What you have to do: Your task is to repeat all of the data exactly while excluding the pictures.

Source excerpt:
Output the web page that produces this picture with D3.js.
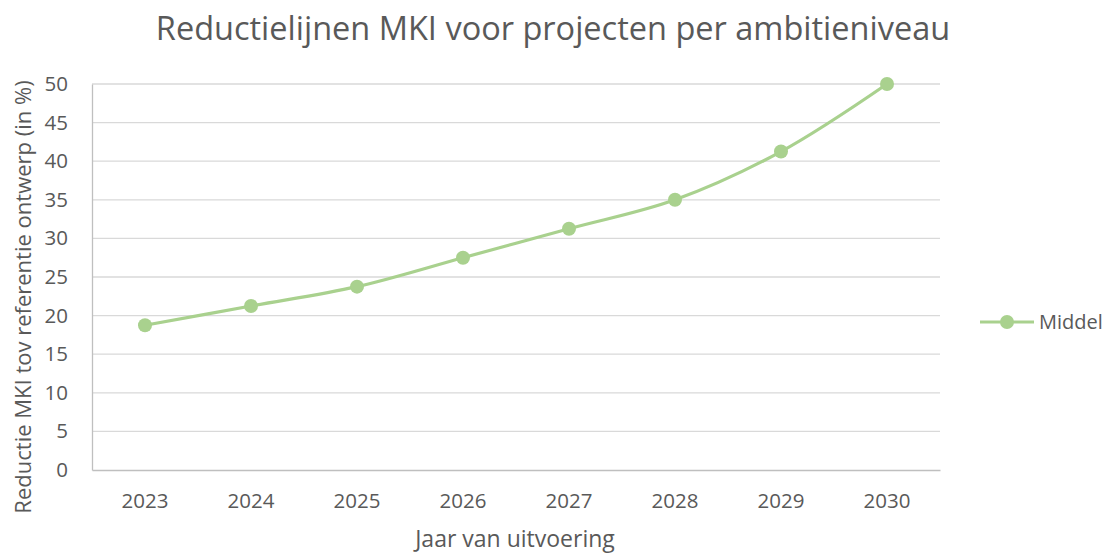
<!DOCTYPE html>
<html>
<head>
<meta charset="utf-8">
<script src="https://cdn.jsdelivr.net/npm/d3@7"></script>
<style>
  body { margin: 0; background: #fff; }
  svg { display: block; }
  text { font-family: "Open Sans", sans-serif; fill: #595959; }
</style>
</head>
<body>
<svg id="chart" width="1108" height="553"></svg>
<script>
const years = ["2023", "2024", "2025", "2026", "2027", "2028", "2029", "2030"];
const middel = [18.75, 21.25, 23.75, 27.5, 31.25, 35, 41.25, 50];
const yTicks = [0, 5, 10, 15, 20, 25, 30, 35, 40, 45, 50];
const seriesName = "Middel";

const svg = d3.select("#chart");
const margin = { left: 92, right: 168, top: 84, bottom: 83 };
const W = 1108, H = 553;
const green = "#A9D18E";

const x = d3.scaleBand().domain(years).range([margin.left, W - margin.right]);
const y = d3.scaleLinear().domain([0, 50]).range([H - margin.bottom, margin.top]);

// horizontal gridlines
svg.append("g").selectAll("line").data(yTicks.filter(d => d > 0)).join("line")
  .attr("x1", margin.left).attr("x2", W - margin.right)
  .attr("y1", d => y(d)).attr("y2", d => y(d))
  .attr("stroke", "#d9d9d9").attr("stroke-width", 1.3);

// axes
const yAxis = svg.append("g").attr("transform", `translate(${margin.left},0)`)
  .call(d3.axisLeft(y).tickValues(yTicks).tickSize(0).tickPadding(24));
yAxis.select(".domain").attr("stroke", "#bfbfbf").attr("stroke-width", 1.3);
yAxis.selectAll("text").style("font-size", "20.5px").attr("fill", "#595959");

const xAxis = svg.append("g").attr("transform", `translate(0,${y(0)})`)
  .call(d3.axisBottom(x).tickSize(0).tickPadding(23));
xAxis.select(".domain").attr("stroke", "#bfbfbf").attr("stroke-width", 1.3);
xAxis.selectAll("text").style("font-size", "20.5px").attr("fill", "#595959");

// series line (smoothed) and markers
const pts = years.map((yr, i) => [x(yr) + x.bandwidth() / 2, y(middel[i])]);
svg.append("path")
  .attr("d", d3.line().curve(d3.curveCatmullRom.alpha(0.5))(pts))
  .attr("fill", "none").attr("stroke", green).attr("stroke-width", 3.2)
  .attr("stroke-linecap", "round");

svg.append("g").selectAll("circle").data(years).join("circle")
  .attr("cx", d => x(d) + x.bandwidth() / 2)
  .attr("cy", (d, i) => y(middel[i]))
  .attr("r", 7).attr("fill", green);

// chart title
svg.append("text").attr("x", 553).attr("y", 40).attr("text-anchor", "middle")
  .style("font-size", "32.5px").text("Reductielijnen MKI voor projecten per ambitieniveau");

// axis titles
svg.append("text").attr("x", 515).attr("y", 547).attr("text-anchor", "middle")
  .style("font-size", "23px").text("Jaar van uitvoering");
svg.append("text").attr("transform", "translate(31,297) rotate(-90)")
  .attr("text-anchor", "middle").style("font-size", "22px")
  .text("Reductie MKI tov referentie ontwerp (in %)");

// legend
const lg = svg.append("g").attr("transform", "translate(980,322)");
lg.append("line").attr("x1", 0).attr("x2", 54).attr("stroke", green).attr("stroke-width", 3.2);
lg.append("circle").attr("cx", 27).attr("r", 7).attr("fill", green);
lg.append("text").attr("x", 59).attr("y", 6.5).style("font-size", "20px").text(seriesName);
</script>
</body>
</html>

Worked answer:
Output the web page that produces this picture with D3.js.
<!DOCTYPE html>
<html>
<head>
<meta charset="utf-8">
<script src="https://cdn.jsdelivr.net/npm/d3@7"></script>
<style>
  body { margin: 0; background: #fff; }
  svg { display: block; }
  text { font-family: "Open Sans", sans-serif; fill: #595959; }
</style>
</head>
<body>
<svg id="chart" width="1108" height="553"></svg>
<script>
const years = ["2023", "2024", "2025", "2026", "2027", "2028", "2029", "2030"];
const middel = [18.75, 21.25, 23.75, 27.5, 31.25, 35, 41.25, 50];
const yTicks = [0, 5, 10, 15, 20, 25, 30, 35, 40, 45, 50];
const seriesName = "Middel";

const svg = d3.select("#chart");
const margin = { left: 92, right: 168, top: 84, bottom: 83 };
const W = 1108, H = 553;
const green = "#A9D18E";

const x = d3.scaleBand().domain(years).range([margin.left, W - margin.right]);
const y = d3.scaleLinear().domain([0, 50]).range([H - margin.bottom, margin.top]);

// horizontal gridlines
svg.append("g").selectAll("line").data(yTicks.filter(d => d > 0)).join("line")
  .attr("x1", margin.left).attr("x2", W - margin.right)
  .attr("y1", d => y(d)).attr("y2", d => y(d))
  .attr("stroke", "#d9d9d9").attr("stroke-width", 1.3);

// axes
const yAxis = svg.append("g").attr("transform", `translate(${margin.left},0)`)
  .call(d3.axisLeft(y).tickValues(yTicks).tickSize(0).tickPadding(24));
yAxis.select(".domain").attr("stroke", "#bfbfbf").attr("stroke-width", 1.3);
yAxis.selectAll("text").style("font-size", "20.5px").attr("fill", "#595959");

const xAxis = svg.append("g").attr("transform", `translate(0,${y(0)})`)
  .call(d3.axisBottom(x).tickSize(0).tickPadding(23));
xAxis.select(".domain").attr("stroke", "#bfbfbf").attr("stroke-width", 1.3);
xAxis.selectAll("text").style("font-size", "20.5px").attr("fill", "#595959");

// series line (smoothed) and markers
const pts = years.map((yr, i) => [x(yr) + x.bandwidth() / 2, y(middel[i])]);
svg.append("path")
  .attr("d", d3.line().curve(d3.curveCatmullRom.alpha(0.5))(pts))
  .attr("fill", "none").attr("stroke", green).attr("stroke-width", 3.2)
  .attr("stroke-linecap", "round");

svg.append("g").selectAll("circle").data(years).join("circle")
  .attr("cx", d => x(d) + x.bandwidth() / 2)
  .attr("cy", (d, i) => y(middel[i]))
  .attr("r", 7).attr("fill", green);

// chart title
svg.append("text").attr("x", 553).attr("y", 40).attr("text-anchor", "middle")
  .style("font-size", "32.5px").text("Reductielijnen MKI voor projecten per ambitieniveau");

// axis titles
svg.append("text").attr("x", 515).attr("y", 547).attr("text-anchor", "middle")
  .style("font-size", "23px").text("Jaar van uitvoering");
svg.append("text").attr("transform", "translate(31,297) rotate(-90)")
  .attr("text-anchor", "middle").style("font-size", "22px")
  .text("Reductie MKI tov referentie ontwerp (in %)");

// legend
const lg = svg.append("g").attr("transform", "translate(980,322)");
lg.append("line").attr("x1", 0).attr("x2", 54).attr("stroke", green).attr("stroke-width", 3.2);
lg.append("circle").attr("cx", 27).attr("r", 7).attr("fill", green);
lg.append("text").attr("x", 59).attr("y", 6.5).style("font-size", "20px").text(seriesName);
</script>
</body>
</html>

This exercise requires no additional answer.